Eventually ten years later in 1937, Chiang Kaishek started to attack the Imperial troops stationed in North China and Shanghai, though the Empire of Japan had already established its protected nation in Manchuria which was called Manchukuo. These battles that started in 1937 continued till the end of WWII in 1945 through the Pearl Harbor attack.
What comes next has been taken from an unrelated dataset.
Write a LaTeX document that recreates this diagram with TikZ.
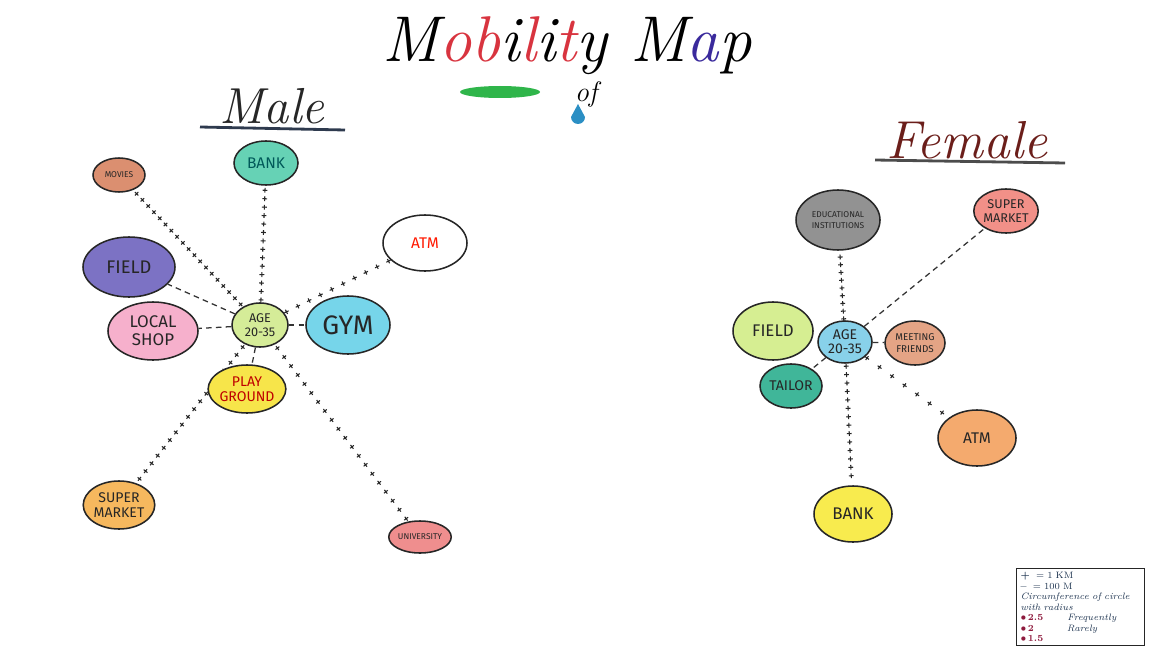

But, if Japanese PM Giichi Tanaka and other leaders had had more compassion for the rising Chinese leader Chiang in 1927, many tragic incidents must have been avoided in Asia through the Second Japanese-Sino War and the Pacific theater of WWII.
Chiang Kaishek
http://en.wikipedia.org/wiki/Chiang_Kai-shek
Giichi Tanaka
http://en.wikipedia.org/wiki/Tanaka_Giichi
It is also notable that Chiang Kaishek was educated in the Empire of Japan:
Chiang grew up in a time period in which military defeats and civil wars among warlords had left China destabilized and in debt, and he decided to pursue a military career. He began his military education at the Baoding Military Academy, in 1906. He then left for the Tokyo Shinbu Gakko, an Imperial Japanese Army Academy Preparatory School for Chinese students, in 1907. There he was influenced by his compatriots to support the revolutionary movement to overthrow the Qing Dynasty and to set up a Chinese republic. He befriended fellow Zhejiang native Chen Qimei, and, in 1908, Chen brought Chiang into the Tongmenghui, a precursor of the Kuomintang (KMT) organization. Chiang served in the Imperial Japanese Army from 1909 to 1911.